Hydrodynamic interactions play an important role in the dynamics of macromolecules. The most common way to take into account hydrodynamic effects in molecular simulations is in the context of a brownian dynamics simulation. However, the calculation of correlated brownian noise vectors in these simulations is computationally very demanding and alternative methods are desirable. This paper studies methods based on Krylov subspaces for computing brownian noise vectors. These methods are related to Chebyshev polynomial approximations, but do not require eigenvalue estimates. We show that only low accuracy is required in the brownian noise vectors to accurately compute values of dynamic and static properties of polymer and monodisperse suspension models.

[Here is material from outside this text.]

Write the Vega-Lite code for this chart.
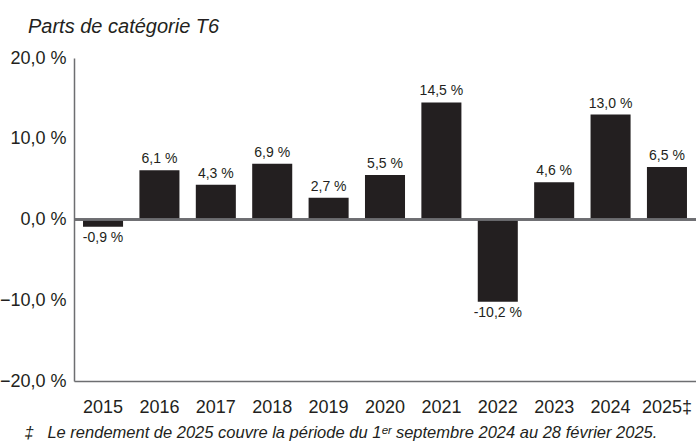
{
  "$schema": "https://vega.github.io/schema/vega-lite/v6.json",
  "width": 622,
  "height": 323,
  "autosize": "none",
  "padding": {"left": 74, "top": 58, "right": 0, "bottom": 64},
  "background": "white",
  "title": {
    "text": "Parts de catégorie T6",
    "anchor": "start",
    "frame": "group",
    "dx": -46,
    "offset": 12,
    "fontSize": 20,
    "fontStyle": "italic",
    "fontWeight": "normal",
    "font": "Liberation Sans",
    "color": "#231f20"
  },
  "data": {
    "values": [
      {"annee": "2015", "valeur": -0.9, "etiquette": "-0,9 %"},
      {"annee": "2016", "valeur": 6.1, "etiquette": "6,1 %"},
      {"annee": "2017", "valeur": 4.3, "etiquette": "4,3 %"},
      {"annee": "2018", "valeur": 6.9, "etiquette": "6,9 %"},
      {"annee": "2019", "valeur": 2.7, "etiquette": "2,7 %"},
      {"annee": "2020", "valeur": 5.5, "etiquette": "5,5 %"},
      {"annee": "2021", "valeur": 14.5, "etiquette": "14,5 %"},
      {"annee": "2022", "valeur": -10.2, "etiquette": "-10,2 %"},
      {"annee": "2023", "valeur": 4.6, "etiquette": "4,6 %"},
      {"annee": "2024", "valeur": 13.0, "etiquette": "13,0 %"},
      {"annee": "2025‡", "valeur": 6.5, "etiquette": "6,5 %"}
    ]
  },
  "encoding": {
    "x": {
      "field": "annee",
      "type": "nominal",
      "sort": null,
      "scale": {"paddingInner": 0.29, "paddingOuter": 0.16},
      "axis": {
        "title": "‡\u00a0\u00a0\u00a0Le rendement de 2025 couvre la période du 1ᵉʳ septembre 2024 au 28 février 2025.",
        "titleX": -50,
        "titleY": 56,
        "titleAlign": "left",
        "titleAnchor": null,
        "titleBaseline": "alphabetic",
        "titleFont": "Liberation Sans",
        "titleFontSize": 16.5,
        "titleFontStyle": "italic",
        "titleFontWeight": "normal",
        "titleColor": "#231f20",
        "labelAngle": 0,
        "labelFont": "Liberation Sans",
        "labelFontSize": 18,
        "labelColor": "#231f20",
        "labelPadding": 17,
        "ticks": false,
        "domainColor": "#6d6e71",
        "domainWidth": 1.5
      }
    },
    "y": {
      "field": "valeur",
      "type": "quantitative",
      "scale": {"domain": [-20, 20], "nice": false},
      "axis": {
        "title": null,
        "values": [-20, -10, 0, 10, 20],
        "labelExpr": "replace(format(datum.value, '.1f'), '.', ',') + ' %'",
        "labelFont": "Liberation Sans",
        "labelFontSize": 18,
        "labelColor": "#231f20",
        "labelPadding": 8,
        "ticks": false,
        "grid": false,
        "domainColor": "#6d6e71",
        "domainWidth": 1.5
      }
    }
  },
  "layer": [
    {"mark": {"type": "bar", "color": "#231f20"}},
    {
      "mark": {"type": "rule", "color": "#6d6e71", "strokeWidth": 1.5},
      "encoding": {"y": {"datum": 0}, "x": null}
    },
    {
      "transform": [{"filter": "datum.valeur >= 0"}],
      "mark": {"type": "text", "baseline": "bottom", "dy": -4, "fontSize": 14, "font": "Liberation Sans", "color": "#231f20"},
      "encoding": {"text": {"field": "etiquette"}}
    },
    {
      "transform": [{"filter": "datum.valeur < 0"}],
      "mark": {"type": "text", "baseline": "top", "dy": 4, "fontSize": 14, "font": "Liberation Sans", "color": "#231f20"},
      "encoding": {"text": {"field": "etiquette"}}
    }
  ],
  "config": {"view": {"stroke": null}}
}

With this level of accuracy, the computational time of Krylov subspace methods scales very nearly as O(N(2)) for the number of particles N up to 10 000, which was the limit tested. The performance of the Krylov subspace methods, especially the "block" version, is slightly better than that of the Chebyshev method, even without taking into account the additional cost of eigenvalue estimates required by the latter. Furthermore, at N = 10,000, the Krylov subspace method is 13 times faster than the exact Cholesky method. Thus, Krylov subspace methods are recommended for performing large-scale brownian dynamics simulations with hydrodynamic interactions.